Alleyn challenges Millamant; she put the thallium in the bottle meant for Sir Henry, tossed his original medicine, and put water in the bottle meant for the children who have ringworm. For Sonia, who adds milk to her tea, Millament repeats the fatal poisoning method.

Alleyn has no witness to any of Millamant’s actions, making for a weak case in court. He and Troy discuss this frustrating end to his involvement with Ancredon Manor.

==Characters==
- Agatha Troy, famed portrait artist, wife of Roderick Alleyn
- Chief Inspector Roderick Alleyn
- Detective Inspector Fox
- Sir Henry Ancred, Baronet, well known actor, famous for playing Macbeth
- Cedric Ancred, son of the late Henry Irving Ancred and widow Millamant, heir to Sir Henry
- Thomas Ancred, Sir Henry’s younger son
- Pauline Kentish, his older daughter
- Paul Kentish, her son and Sir Henry’s grandson
- Patricia Kentish, aka Panty, her daughter and Sir Henry’s granddaughter
- Desdemona Ancred, his younger daughter
- Jenetta Ancred, wife of Sir Henry’s son Claude Ancred
- Fenella Ancred, their daughter and granddaughter to Sir Henry
- Miss Sonia Orrincourt, mistress and then fiancée of Sir Henry
- Miss Caroline Able, school mistress at Ancreton Manor

==Background ==
Ngaio Marsh, as her biographers Margaret Lewis and Joanne Drayton describe, spent World War Two in her native New Zealand, living with her father at their home outside Christchurch, continuing to write her increasingly popular crime novels, two of which (Colour Scheme and Died in the Wool) are set in New Zealand, and devoting much energy and creativity to directing and touring the Canterbury University Players in memorable productions, revitalising the New Zealand theatre in the process.

==Reception==
Evelyn Banks reviewed the novel soon after publication, considering it keeps up Miss Marsh’s high standard, saying “The story moves smoothly, as do all Miss Marsh’s, to a satisfactory climax.”

The Observer considered it a “a detective story written with grace and culture, moving easily amongst well-observed characters.”

Marilyn Stasio, writing in The New York Times, titles a set of reviews as Final Curtain.
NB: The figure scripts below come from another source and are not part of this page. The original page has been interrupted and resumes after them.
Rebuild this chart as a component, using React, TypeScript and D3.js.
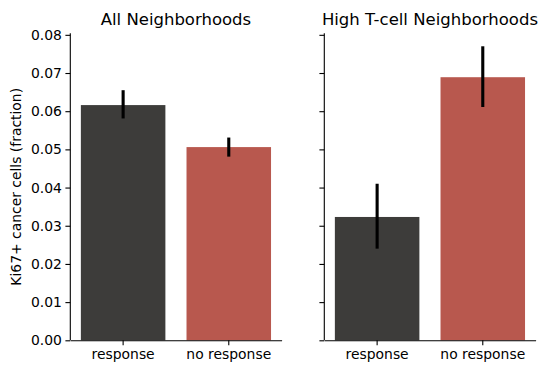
import React, { useEffect, useRef } from 'react';
import * as d3 from 'd3';

const categories = ['response', 'no response'];
const panelTitles = ['All Neighborhoods', 'High T-cell Neighborhoods'];
const meansAll = [0.0616, 0.0506];
const lowAll = [0.0581, 0.0481];
const highAll = [0.0655, 0.0531];
const meansHigh = [0.0323, 0.0689];
const lowHigh = [0.0240, 0.0611];
const highHigh = [0.0410, 0.0770];
const yTicks = [0, 0.01, 0.02, 0.03, 0.04, 0.05, 0.06, 0.07, 0.08];
const barColors = ['#3d3c3a', '#b8584e'];

const App = () => {
  const svgRef = useRef<SVGSVGElement>(null);

  useEffect(() => {
    const svg = d3.select(svgRef.current);
    svg.selectAll('*').remove();

    const font = 'DejaVu Sans, sans-serif';
    const top = 33.3;
    const bottom = 340.3;
    const panelX = [70.3, 324.3];
    const panelW = 211.3;

    const y = d3.scaleLinear().domain([0, 0.0804]).range([bottom, top]);

    const panels = [
      { means: meansAll, low: lowAll, high: highAll },
      { means: meansHigh, low: lowHigh, high: highHigh },
    ];

    panels.forEach((p, i) => {
      const x = d3.scaleBand().domain(categories)
        .range([panelX[i], panelX[i] + panelW]).paddingInner(0.2).paddingOuter(0.1);
      const g = svg.append('g');

      // bars
      categories.forEach((c, j) => {
        g.append('rect')
          .attr('x', x(c)!)
          .attr('y', y(p.means[j]))
          .attr('width', x.bandwidth())
          .attr('height', y(0) - y(p.means[j]))
          .attr('fill', barColors[j]);
        g.append('line')
          .attr('x1', x(c)! + x.bandwidth() / 2)
          .attr('x2', x(c)! + x.bandwidth() / 2)
          .attr('y1', y(p.low[j]))
          .attr('y2', y(p.high[j]))
          .attr('stroke', '#000')
          .attr('stroke-width', 3.1);
      });

      // y axis
      const yAxis = d3.axisLeft(y).tickValues(yTicks).tickSize(4.9).tickPadding(3.5)
        .tickFormat(i === 0 ? d3.format('.2f') : () => '');
      const ya = g.append('g').attr('transform', `translate(${panelX[i]},0)`).call(yAxis);
      ya.select('.domain').attr('d', `M-0,${top}V${bottom}`).attr('stroke-width', 1.1);
      ya.selectAll('line').attr('stroke-width', 1.1);
      ya.selectAll('text').attr('font-family', font).attr('font-size', 13.9).attr('fill', '#000');

      // x axis
      const xAxis = d3.axisBottom(x).tickSize(4.9).tickPadding(3.5).tickSizeOuter(0);
      const xa = g.append('g').attr('transform', `translate(0,${bottom})`).call(xAxis);
      xa.select('.domain').attr('stroke-width', 1.1);
      xa.selectAll('line').attr('stroke-width', 1.1);
      xa.selectAll('text').attr('font-family', font).attr('font-size', 13.9).attr('fill', '#000');

      g.append('text')
        .attr('x', panelX[i] + panelW / 2)
        .attr('y', 24.5)
        .attr('text-anchor', 'middle')
        .attr('font-family', font)
        .attr('font-size', 16.5)
        .attr('fill', '#000')
        .text(panelTitles[i]);
    });

    svg.append('text')
      .attr('transform', `translate(21,${(top + bottom) / 2}) rotate(-90)`)
      .attr('text-anchor', 'middle')
      .attr('font-family', font)
      .attr('font-size', 13.9)
      .attr('fill', '#000')
      .text('Ki67+ cancer cells (fraction)');
  }, []);

  return (
    <svg ref={svgRef} width={548} height={374}
      style={{ position: 'absolute', left: 0, top: 0, background: '#fff' }} />
  );
};

export default App;
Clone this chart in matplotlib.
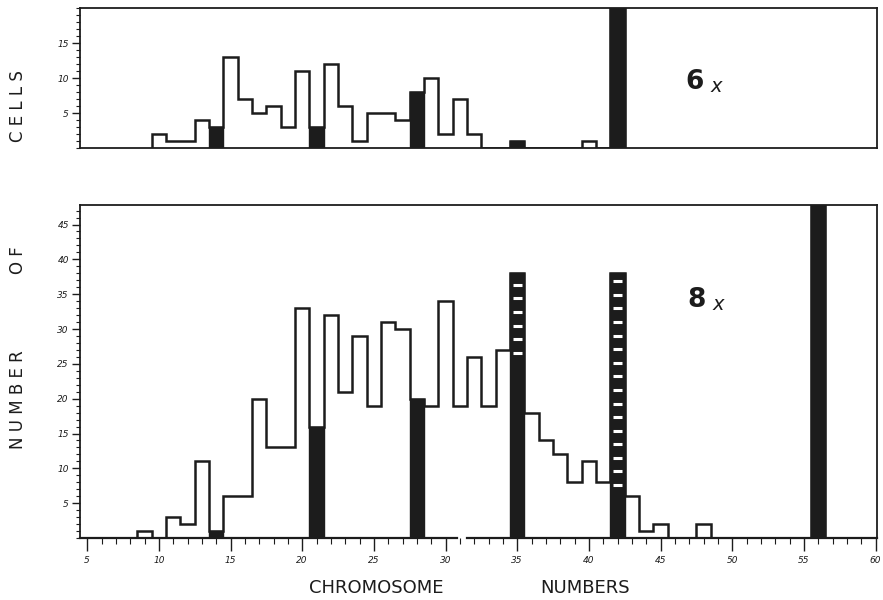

She said that "Dame Ngaio still rules" in backstage mysteries, and went on to review a mystery novel by Peter Lovesey.

== Television adaptation ==
Final Curtain was adapted in 1993 for the BBC TV series The Inspector Alleyn Mysteries, starring Patrick Malahide as Roderick Alleyn, Belinda Lang as Agatha Troy and a cast including Eleanor Bron and Jonathan Cullen.